SCOTUS rules to keep Title 42 in place, as two different legal challenges on the Covid-Era immigration ban are set to be heard by court next year

Aptopix Mexico Migrants

Migrants wait near the U.S.-Mexico border in Ciudad Juarez, Mexico, Monday, Dec. 19, 2022. (AP Photo/Christian Chavez)

WASHINGTON- The Supreme Court ruled to keep Title 42 in place, in a 5-4 decision that sets up two separate legal battles over the future of the controversial Trump-era measure that blocked asylum seekers from entering the US.

The ruling overturned a Federal Circuit court judge who ruled in November to have the measure lifted by December 21st.

DSU Political Science Professor Dr. Samuel Hoff tells 47ABC, that the stay is not a final decision, and predicts that in both cases that center around states on the southern bordering suing the Biden administration to stop the rule being lifted, will be ruled in the administration’s favor.

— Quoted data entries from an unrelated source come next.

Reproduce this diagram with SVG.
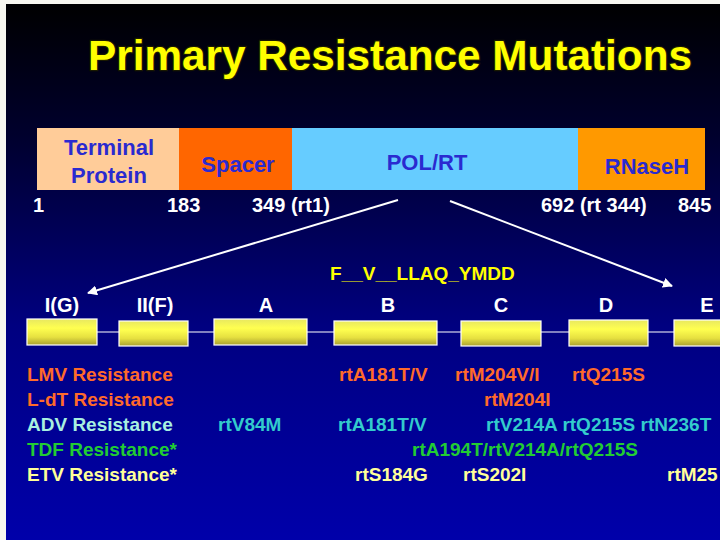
<svg xmlns="http://www.w3.org/2000/svg" width="720" height="540" viewBox="0 0 720 540">
<defs>
<linearGradient id="bg" x1="0" y1="0" x2="0" y2="1">
<stop offset="0" stop-color="#000000"/>
<stop offset="0.25" stop-color="#00002e"/>
<stop offset="0.6" stop-color="#000080"/>
<stop offset="1" stop-color="#0000aa"/>
</linearGradient>
<linearGradient id="box" x1="0" y1="0" x2="0" y2="1">
<stop offset="0" stop-color="#e8e860"/>
<stop offset="0.35" stop-color="#ffff50"/>
<stop offset="0.7" stop-color="#e6e040"/>
<stop offset="1" stop-color="#a8a030"/>
</linearGradient>
<marker id="ah" viewBox="0 0 10 10" refX="9" refY="5" markerWidth="5" markerHeight="5" orient="auto">
<path d="M0,0 L10,5 L0,10 z" fill="#ffffff"/>
</marker>
</defs>
<style>
text{font-family:"Liberation Sans",Arial,sans-serif;font-weight:bold}
.dom{font-size:22px;fill:#2a2ad0;text-anchor:middle}
.num{font-size:20px;fill:#ffffff}
.lbl{font-size:20px;fill:#ffffff;text-anchor:middle}
.row{font-size:19px}
.orange{fill:#ff6a2a}
.adv{fill:#a8f0e0}
.teal{fill:#33cccc}
.green{fill:#22cc33}
.ylw{fill:#ffff99}
.bx{fill:url(#box);stroke:#ffffff;stroke-width:1.2}
</style>
<rect x="0" y="0" width="720" height="540" fill="#f8f8f0"/>
<rect x="6" y="4" width="714" height="536" fill="url(#bg)"/>

<g id="title">
<text x="390" y="70" font-size="42" fill="#ffff00" stroke="#1a1a00" stroke-width="2.5" paint-order="stroke" text-anchor="middle" textLength="604" lengthAdjust="spacingAndGlyphs">Primary Resistance Mutations</text>
</g>

<g id="protein-bar">
<g id="terminal-protein">
<rect x="37" y="128" width="142" height="62" fill="#ffcc99"/>
<text class="dom" x="109" y="155">Terminal</text>
<text class="dom" x="109" y="183">Protein</text>
</g>
<g id="spacer">
<rect x="179" y="128" width="113" height="62" fill="#ff6600"/>
<text class="dom" x="238" y="172">Spacer</text>
</g>
<g id="polrt">
<rect x="292" y="128" width="286" height="62" fill="#66ccff"/>
<text class="dom" x="427" y="170">POL/RT</text>
</g>
<g id="rnaseh">
<rect x="578" y="128" width="127" height="62" fill="#ff9900"/>
<text class="dom" x="647" y="174">RNaseH</text>
</g>
</g>

<g id="positions">
<text class="num" x="33" y="212">1</text>
<text class="num" x="167" y="212">183</text>
<text class="num" x="252" y="212">349 (rt1)</text>
<text class="num" x="541" y="212">692 (rt 344)</text>
<text class="num" x="678" y="212">845</text>
</g>

<g id="connectors" stroke="#ffffff" fill="none">
<line x1="398" y1="200" x2="88" y2="293" stroke-width="2" marker-end="url(#ah)"/>
<line x1="450" y1="201" x2="672" y2="286" stroke-width="2" marker-end="url(#ah)"/>
<line x1="97" y1="332" x2="720" y2="332" stroke-width="1.2"/>
</g>

<text x="330" y="280" font-size="19" fill="#ffff00">F__V__LLAQ_YMDD</text>

<g id="motif-IG"><rect class="bx" x="27" y="319" width="70" height="26"/><text class="lbl" x="62" y="312">I(G)</text></g>
<g id="motif-IIF"><rect class="bx" x="119" y="321" width="69" height="25"/><text class="lbl" x="155" y="312">II(F)</text></g>
<g id="motif-A"><rect class="bx" x="214" y="319" width="93" height="26"/><text class="lbl" x="266" y="312">A</text></g>
<g id="motif-B"><rect class="bx" x="334" y="321" width="103" height="24"/><text class="lbl" x="388" y="312">B</text></g>
<g id="motif-C"><rect class="bx" x="461" y="321" width="80" height="25"/><text class="lbl" x="501" y="312">C</text></g>
<g id="motif-D"><rect class="bx" x="569" y="320" width="79" height="26"/><text class="lbl" x="606" y="312">D</text></g>
<g id="motif-E"><rect class="bx" x="674" y="320" width="60" height="26"/><text class="lbl" x="707" y="312">E</text></g>

<g id="rows" class="row">
<text class="row orange" x="27" y="381">LMV Resistance</text>
<text class="row orange" x="339" y="381">rtA181T/V</text>
<text class="row orange" x="455" y="381">rtM204V/I</text>
<text class="row orange" x="572" y="381">rtQ215S</text>

<text class="row orange" x="27" y="406">L-dT Resistance</text>
<text class="row orange" x="484" y="406">rtM204I</text>

<text class="row adv" x="27" y="431">ADV Resistance</text>
<text class="row teal" x="218" y="431">rtV84M</text>
<text class="row teal" x="338" y="431">rtA181T/V</text>
<text class="row teal" x="486" y="431">rtV214A rtQ215S rtN236T</text>

<text class="row green" x="27" y="456">TDF Resistance*</text>
<text class="row green" x="412" y="456">rtA194T/rtV214A/rtQ215S</text>

<text class="row ylw" x="27" y="481">ETV Resistance*</text>
<text class="row ylw" x="355" y="481">rtS184G</text>
<text class="row ylw" x="463" y="481">rtS202I</text>
<text class="row ylw" x="667" y="481">rtM25</text>
</g>
</svg>
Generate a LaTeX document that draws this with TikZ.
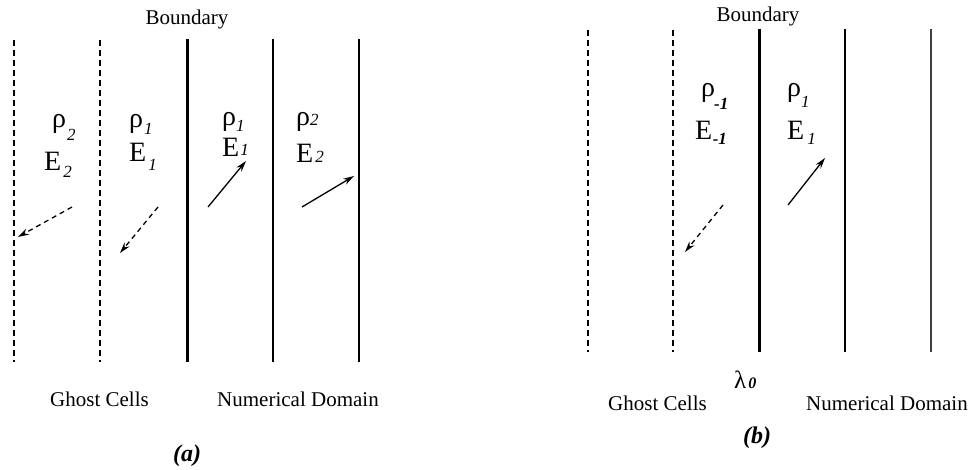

“The court has its hands full and the question is, is the court support supposed to be perpetually dealing with this,” Dr. Hoff said.

Dr. Hoff says that the Biden administration is arguing that is has the authority to end the state of emergency that justified the order in March of 2020, and with that order lifted, the measure must come down.

“[Biden’s] administration’s own CDC in April said there is no longer a justification for the continuation of title 42 based on an emergency status,” Dr. Hoff said.

But states on the border claim there is still an emergency, and are suing to keep title 42 in place, challenging both the title 42 order and the selective authority of the administration to determine which cases qualify for asylum.

Hoff says the states in court have argued that while title 42 blocked 2.5 million asylum seekers, the same number of immigrants were able to make it into the united states, at a rate of over 9,000 per day, on top of an asylum backlog of over 1.5 million cases.

The states are arguing the emergency is the volume of migrants they are facing, without additional federal funds, and have sued to keep the order in place to stop the volume from further increasing.

Local Immigration lawyer Eddie Gonzales says, the measure is being abused by being upheld, and that asylum cases have a legal right to proceed.

“What was implemented as a temporary means of dealing with covid has now become an obstacle that will greatly impede the ability of people to claim asylum,” Gonzales said.

Dr.Hoff believes despite the court upholding it, for now, they will side with the administration when the case is heard in February and decided in June.

“When you look at conservatives, on the court they usually support executive authority in foreign affairs and if we regard immigration as a foreign policy then we can expect the majority to uphold both the authority of the Biden administration both in the discretionary decision and title 42,” Dr. Hoff said.